Wednesday, 28 October 2015
The Cross-Cultural Process in Christian History: Studies in the Transmission and Reception of Faith,
Andrew F. Walls, T&T Clark, 2002, page 73
I'm grateful to one of my interviewees for bringing the Andrew Wall's "Ephesian Moment" to my attention. They assumed that I would, of course, be familiar with this piece of writing; I knew that I was not, but having looked it up and obtained the necessary copy, we can consider what Professor Walls - a well-known Scottish missiologist - might have meant.
In a chapter titled "The Ephesian Moment" and the subtitle "At a Crossroads in Christian History", Walls is looking back at the early church and the way they handled (or mishandled) the potential merger of the Jewish and Hellenistic cultures to make the church. He then looks forward, suggesting that the church is once again at an "Ephesian Moment" and asks how the church will handle it this time.
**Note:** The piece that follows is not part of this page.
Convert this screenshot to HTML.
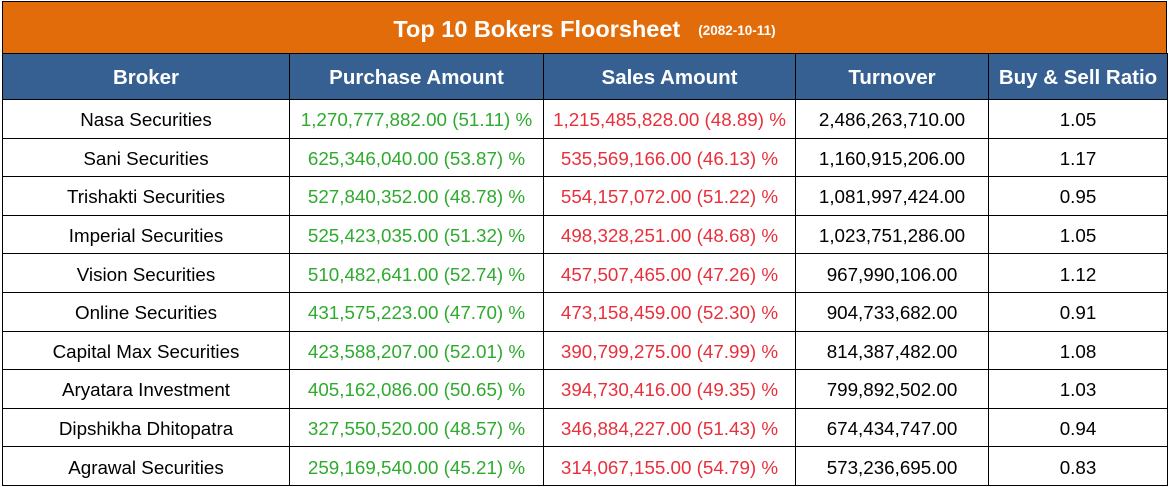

He starts in the book of Hebrews:
What a record all of these have won by their faith! Yet they did not receive what G-d had promised, because G-d had decided on an even better plan for us. His purpose was that only in company with us would they be made perfect. (Hebrews 11:39-40)
and then comments:
The significance of Abraham's faith, and the promised reward of that faith, were not clear in Abraham's lifetime. They were not even made clea inthe incarnation, when G-d "spoke" by a Son. They were delayed until they could be shared with "us". By "us" the writer means, of course, that miscellaneous group of early believers in Christ, Jewish and Gentile, to whom he was writing. They were tied into Abraham's story, and Abraham into theirs. Abraham was waiting for them. The point about the long catalogue of the saints of Israel that makes up Hebrews 11 is that it tells a story that had not finished.The greatest of the heroes of faith would not be "made perfect" until certain events had taken place long after their death. The history of salvation is not completed in any of its exemplary figures, even the greatest of them. The story of Abraham and Moses is incomplete in itself; even such great figures cannot be made complete, "made perfect", without those who follow them.
Extrapolating, Walls suggests that we too, in our day and others yet to come, are part of the "us" and that Abraham is still waiting for us.
We can see, readily enough, the incompleteness of those who went before, yet we are not the final stage of Christian formation. Others will look at us and see, perhaps with wonder, our incompleteness. The work of salvation is a historical process that stretches out to the end of the age.